>> START

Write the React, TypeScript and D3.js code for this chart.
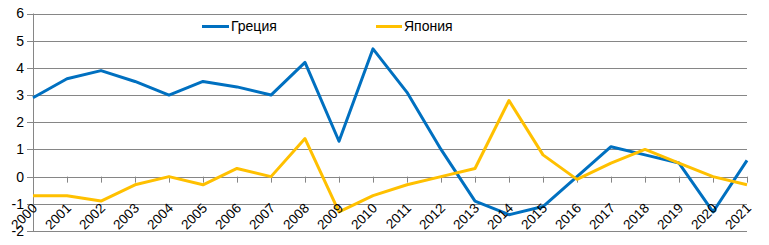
import React from "react";
import * as d3 from "d3";

const years = ["2000","2001","2002","2003","2004","2005","2006","2007","2008","2009","2010","2011","2012","2013","2014","2015","2016","2017","2018","2019","2020","2021"];
const greece = [2.9,3.6,3.9,3.5,3.0,3.5,3.3,3.0,4.2,1.3,4.7,3.1,1.0,-0.9,-1.4,-1.1,0.0,1.1,0.8,0.5,-1.3,0.6];
const japan = [-0.7,-0.7,-0.9,-0.3,0.0,-0.3,0.3,0.0,1.4,-1.3,-0.7,-0.3,0.0,0.3,2.8,0.8,-0.1,0.5,1.0,0.5,0.0,-0.3];
const yTicks = [-2,-1,0,1,2,3,4,5,6];
const seriesNames = ["Греция", "Япония"];

const W = 769, H = 245;
const left = 33, right = 747, top = 13.5, bottom = 231;
const font = "'Liberation Sans', Arial, sans-serif";

export default function App() {
  const x = d3.scalePoint<string>().domain(years).range([left, right]);
  const y = d3.scaleLinear().domain([-2, 6]).range([bottom, top]);
  const line = d3.line<number>().x((_, i) => x(years[i]) as number).y(d => y(d));
  const grid = "#868686";
  return (
    <div style={{ position: "fixed", left: 0, top: 0 }}>
      <svg width={W} height={H} style={{ display: "block", background: "#fff" }} fontFamily={font}>
        {yTicks.map(t => (
          <g key={t}>
            <line x1={left - 6} x2={right} y1={Math.round(y(t)) + 0.5} y2={Math.round(y(t)) + 0.5} stroke={grid} strokeWidth={1} />
            <text x={24} y={y(t)} dy="0.35em" textAnchor="end" fontSize={14} fill="#000">{t}</text>
          </g>
        ))}
        <line x1={left + 0.5} x2={left + 0.5} y1={y(6)} y2={y(-2)} stroke={grid} />
        {years.map(yr => (
          <line key={"t" + yr} x1={Math.round(x(yr) as number) + 0.5} x2={Math.round(x(yr) as number) + 0.5} y1={y(0)} y2={y(0) + 6} stroke={grid} />
        ))}
        <path d={line(greece) || ""} fill="none" stroke="#0070C0" strokeWidth={3} strokeLinejoin="round" />
        <path d={line(japan) || ""} fill="none" stroke="#FFC000" strokeWidth={3} strokeLinejoin="round" />
        {years.map(yr => (
          <text key={"l" + yr} transform={`translate(${(x(yr) as number) + 5},${209}) rotate(-45)`} textAnchor="end" fontSize={13.5} fill="#000">{yr}</text>
        ))}
        <line x1={202} x2={229} y1={26.5} y2={26.5} stroke="#0070C0" strokeWidth={3} />
        <text x={231} y={26.5} dy="0.35em" fontSize={14} fill="#000">{seriesNames[0]}</text>
        <line x1={376} x2={402} y1={26.5} y2={26.5} stroke="#FFC000" strokeWidth={3} />
        <text x={404} y={26.5} dy="0.35em" fontSize={14} fill="#000">{seriesNames[1]}</text>
      </svg>
    </div>
  );
}
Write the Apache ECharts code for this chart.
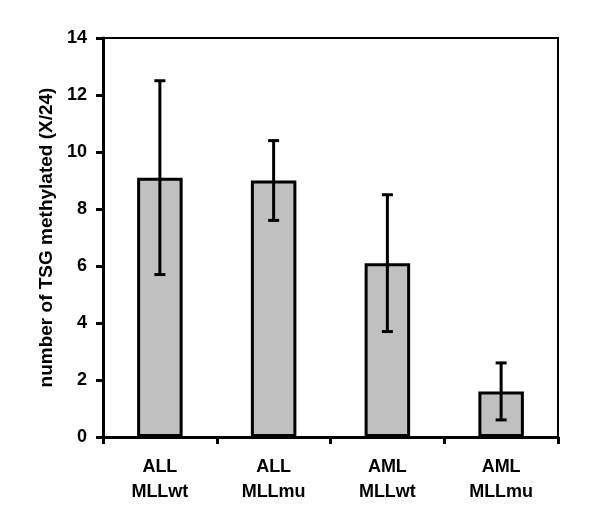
<!DOCTYPE html>
<html><head><meta charset="utf-8">
<script src="https://cdn.jsdelivr.net/npm/echarts@6/dist/echarts.min.js"></script>
<style>html,body{margin:0;padding:0;background:#fff}#c{width:600px;height:508px}</style>
</head><body><div id="c"></div>
<script>
const categories = ['ALL\nMLLwt', 'ALL\nMLLmu', 'AML\nMLLwt', 'AML\nMLLmu'];
const means = [9.1, 9.0, 6.1, 1.6];
const errHigh = [12.5, 10.4, 8.5, 2.6];
const errLow = [5.7, 7.6, 3.7, 0.6];
const yTicks = [0, 2, 4, 6, 8, 10, 12, 14];

const chart = echarts.init(document.getElementById('c'), null, {renderer: 'canvas'});
const font = 'Liberation Sans, Arial, sans-serif';
chart.setOption({
  animation: false,
  backgroundColor: '#fff',
  grid: {left: 103, right: 42, top: 38, bottom: 71, show: true, borderColor: '#000', borderWidth: 2, backgroundColor: 'transparent'},
  xAxis: {
    type: 'category', data: categories,
    axisLine: {lineStyle: {color: '#000', width: 3}},
    axisTick: {show: true, length: 7, lineStyle: {color: '#000', width: 3}},
    axisLabel: {color: '#000', fontFamily: font, fontWeight: 'bold', fontSize: 18, lineHeight: 25, margin: 18}
  },
  yAxis: {
    type: 'value', min: yTicks[0], max: yTicks[yTicks.length - 1], interval: 2,
    name: 'number of TSG methylated (X/24)', nameLocation: 'middle', nameGap: 46,
    nameTextStyle: {color: '#000', fontFamily: font, fontWeight: 'bold', fontSize: 19},
    splitLine: {show: false},
    axisLine: {show: true, lineStyle: {color: '#000', width: 3}},
    axisTick: {show: true, length: 7, lineStyle: {color: '#000', width: 3}},
    axisLabel: {color: '#000', fontFamily: font, fontWeight: 'bold', fontSize: 18, margin: 16}
  },
  series: [
    {
      type: 'bar', data: means, barWidth: '40%',
      itemStyle: {color: '#c0c0c0', borderColor: '#000', borderWidth: 3}
    },
    {
      type: 'custom', z: 10,
      data: categories.map((c, i) => [i, errLow[i], errHigh[i]]),
      renderItem: function (params, api) {
        const x = api.value(0);
        const lo = api.coord([x, api.value(1)]);
        const hi = api.coord([x, api.value(2)]);
        const hw = 5.5;
        const st = {stroke: '#000', lineWidth: 3};
        return {type: 'group', children: [
          {type: 'line', shape: {x1: lo[0], y1: lo[1], x2: hi[0], y2: hi[1]}, style: st},
          {type: 'line', shape: {x1: hi[0] - hw, y1: hi[1], x2: hi[0] + hw, y2: hi[1]}, style: st},
          {type: 'line', shape: {x1: lo[0] - hw, y1: lo[1], x2: lo[0] + hw, y2: lo[1]}, style: st}
        ]};
      }
    }
  ]
});
</script></body></html>
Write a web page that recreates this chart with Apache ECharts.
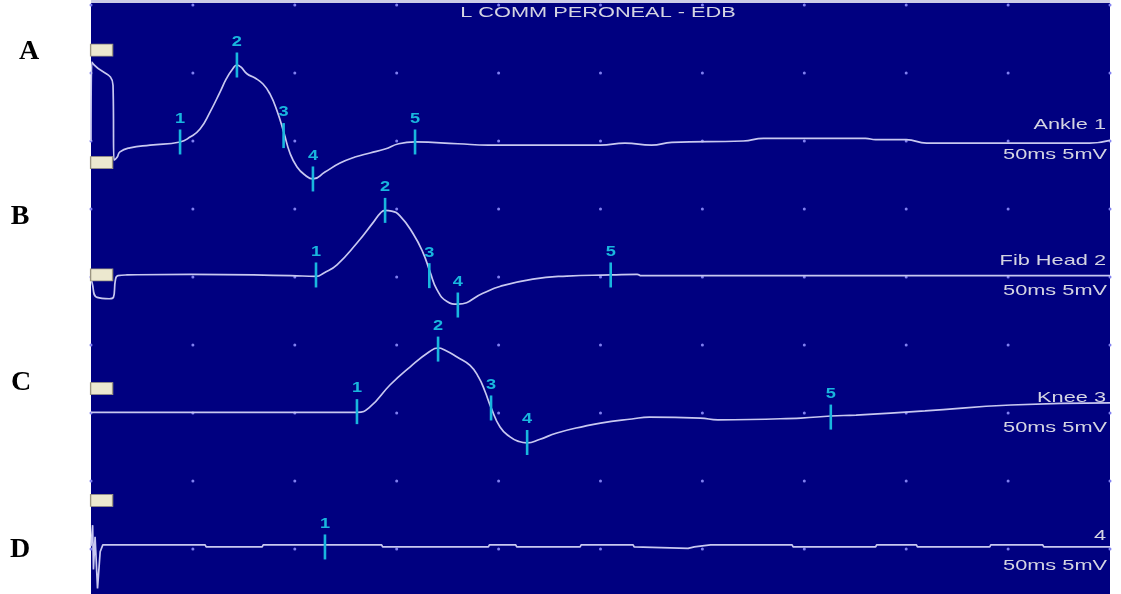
<!DOCTYPE html>
<html>
<head>
<meta charset="utf-8">
<script src="https://cdn.jsdelivr.net/npm/echarts@6/dist/echarts.min.js"></script>
<style>
  html, body { margin: 0; padding: 0; background: #fff; }
  #main { width: 1121px; height: 594px; }
</style>
</head>
<body>
<div id="main"></div>
<script>
// time in ms (50 ms / div), amplitude in mV relative to the trace baseline (5 mV / div)
var traceNames = ['A', 'B', 'C', 'D'];
var traceLabels = ['Ankle 1', 'Fib Head 2', 'Knee 3', '4'];
var baselines = [30, 20, 10, 0];

var traceA = [[0, 0.0], [0.4, 5.8], [1.5, 5.6], [10.8, 4.1], [11.3, -1.4], [12.8, -1.2], [14.2, -0.8],
  [19.1, -0.5], [29, -0.3], [43.7, -0.07], [48.6, 0.29], [53.5, 0.88], [58.4, 2.13], [63.3, 3.6],
  [66.5, 4.6], [69.5, 5.3], [71.6, 5.59], [73.5, 5.45], [76.5, 4.95], [80.5, 4.63], [84.4, 4.19],
  [87.8, 3.46], [91.3, 2.21], [94.7, 0.59], [97.6, -0.88], [101.1, -1.91], [105, -2.5], [108.9, -2.79],
  [114.8, -2.28], [122.2, -1.62], [129.5, -1.18], [136.9, -0.88], [144.3, -0.59], [151, -0.2],
  [159, -0.07], [180, -0.2], [195, -0.3], [225, -0.3], [250, -0.3], [262, -0.15], [275, -0.3],
  [285, -0.1], [320, 0.0], [330, 0.2], [380, 0.2], [385, 0.1], [400, 0.1], [410, -0.15], [490, -0.15],
  [500, 0.05]];

var traceB = [[0, 0.0], [0.5, -0.4], [3, -1.5], [9, -1.6], [11, -1.5], [12, -0.2], [13.2, 0.1],
  [17.7, 0.15], [49, 0.2], [98, 0.1], [110.4, 0.05], [114.3, 0.3], [120.7, 0.9], [130.5, 2.5],
  [138.4, 4.0], [142, 4.7], [144.3, 4.9], [147.5, 4.85], [151.6, 4.5], [158, 3.2], [162.9, 1.8],
  [166.3, 0.4], [169.8, -0.95], [174.7, -1.8], [180, -2.0], [192.3, -1.2], [200.6, -0.7],
  [216.8, -0.15], [233.5, 0.07], [255, 0.15], [268, 0.2], [270, 0.1], [500, 0.1]];

var traceC = [[0, 0.05], [130.5, 0.05], [136.9, 0.45], [146.7, 2.06], [156.5, 3.38], [166, 4.5],
  [170.3, 4.78], [174, 4.6], [179.6, 4.12], [186, 3.5], [190.3, 2.6], [193.3, 1.6], [196.3, 0.4],
  [200.7, -1.03], [205.6, -1.76], [210, -2.1], [214, -2.2], [220, -1.95], [228.6, -1.47],
  [242.4, -0.96], [250, -0.74], [265.4, -0.44], [274, -0.3], [299, -0.37], [307.6, -0.5],
  [348.3, -0.37], [363, -0.22], [375.4, -0.15], [409.2, 0.15], [451.4, 0.59], [500, 0.74]];

var traceD = [[0, 0.2], [0.8, 1.75], [1.2, -1.5], [2.0, 0.9], [3.2, -2.9], [4.5, -0.2], [5.8, 0.3],
  [56, 0.3], [56.5, 0.15], [84, 0.15], [84.5, 0.3], [142.6, 0.3], [143.1, 0.15], [195, 0.15],
  [195.5, 0.3], [208.4, 0.3], [208.9, 0.15], [240, 0.15], [240.5, 0.3], [266, 0.3], [266.5, 0.15],
  [293, 0.05], [296, 0.15], [304, 0.3], [344, 0.3], [344.5, 0.15], [385, 0.15], [385.5, 0.3],
  [405, 0.3], [405.5, 0.15], [441, 0.15], [441.5, 0.3], [467, 0.3], [467.5, 0.15], [500, 0.15]];

// cursor markers 1..5 per trace
var markersA = [[43.7, -0.07], [71.6, 5.59], [94.5, 0.4], [108.9, -2.79], [159, -0.07]];
var markersB = [[110.4, 0.15], [144.3, 4.9], [166, 0.1], [180, -2.06], [255, 0.15]];
var markersC = [[130.5, 0.1], [170.3, 4.7], [196.3, 0.37], [214, -2.17], [363, -0.3]];
var markersD = [[114.8, 0.15]];

// gain / baseline tags on the left edge (absolute mV)
var tagTime = 5.2;
var tagLevels = [36.69, 28.42, 20.15, 11.8, 3.57];

// screen grid
var gridTimes = [0, 50, 100, 150, 200, 250, 300, 350, 400, 450, 500];
var gridLevels = [0, 5, 10, 15, 20, 25, 30, 35, 40];

var traces = [traceA, traceB, traceC, traceD];
var markers = [markersA, markersB, markersC, markersD];

var PANEL = '#000080';
var TRACE = '#c8c8f0';
var CYAN = '#19b6de';
var TEXT = '#d4d4e2';
var FONT = '15px "Liberation Sans", Arial, sans-serif';

var chart = echarts.init(document.getElementById('main'));

var dots = [];
gridTimes.forEach(function (t) {
  gridLevels.forEach(function (v) { dots.push([t, v]); });
});

var series = [{
  type: 'scatter',
  data: dots,
  symbol: 'circle',
  symbolSize: 3,
  itemStyle: { color: '#8080f0', opacity: 1 },
  silent: true,
  z: 1
}];

traces.forEach(function (tr, i) {
  series.push({
    type: 'line',
    data: tr.map(function (p) { return [p[0], p[1] + baselines[i]]; }),
    showSymbol: false,
    smooth: i === 3 ? false : 0.5,
    lineStyle: { color: TRACE, width: 1.7 },
    silent: true,
    z: 2
  });
});

var markerData = [];
markers.forEach(function (list, i) {
  list.forEach(function (p, k) {
    markerData.push([p[0], p[1] + baselines[i], k + 1]);
  });
});

series.push({
  type: 'custom',
  data: markerData,
  silent: true,
  z: 3,
  renderItem: function (params, api) {
    var p = api.coord([api.value(0), api.value(1)]);
    return {
      type: 'group',
      children: [{
        type: 'rect',
        shape: { x: p[0] - 1.3, y: p[1] - 12.5, width: 2.6, height: 25 },
        style: { fill: CYAN }
      }, {
        type: 'text',
        x: p[0],
        y: p[1] - 16,
        scaleX: 1.3,
        style: {
          text: String(api.value(2)),
          fill: CYAN,
          font: 'bold 14px "Liberation Sans", Arial, sans-serif',
          align: 'center',
          verticalAlign: 'bottom'
        }
      }]
    };
  }
});

series.push({
  type: 'scatter',
  data: tagLevels.map(function (v) { return [tagTime, v]; }),
  symbol: 'rect',
  symbolSize: [22, 12],
  itemStyle: { color: '#ece8cf', opacity: 1, borderColor: '#9a9480', borderWidth: 1 },
  silent: true,
  z: 4
});

var graphics = [{
  type: 'rect', left: 91, top: 0, z: 10,
  shape: { width: 1019, height: 3 },
  style: { fill: '#ffffff', opacity: 0.8 }
}, {
  type: 'text', x: 598, y: 13, scaleX: 1.45,
  style: { text: 'L COMM PERONEAL - EDB', fill: TEXT, font: FONT, align: 'center', verticalAlign: 'middle' }
}];

var letterPos = [[29, 52], [20, 217], [21, 383], [20, 550]];
traceNames.forEach(function (n, i) {
  graphics.push({
    type: 'text', x: letterPos[i][0], y: letterPos[i][1],
    style: { text: n, fill: '#000', font: 'bold 28px "Liberation Serif", "Times New Roman", serif', align: 'center', verticalAlign: 'middle' }
  });
});

var rightY = [125, 261, 398, 536];
traceLabels.forEach(function (lab, i) {
  graphics.push({
    type: 'text', x: 1106, y: rightY[i], scaleX: 1.45,
    style: { text: lab, fill: TEXT, font: FONT, align: 'right', verticalAlign: 'middle' }
  });
  graphics.push({
    type: 'text', x: 1107, y: rightY[i] + 30, scaleX: 1.45,
    style: { text: '50ms 5mV', fill: TEXT, font: FONT, align: 'right', verticalAlign: 'middle' }
  });
});

chart.setOption({
  animation: false,
  grid: {
    left: 91, right: 11, top: 0, bottom: 0,
    show: true, backgroundColor: PANEL, borderWidth: 0
  },
  xAxis: { type: 'value', min: 0, max: 500, show: false },
  yAxis: { type: 'value', min: -3.31, max: 40.37, show: false },
  graphic: graphics,
  series: series
});
</script>
</body>
</html>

>> END

Write only the number of lines that include "code".

Written answer:
2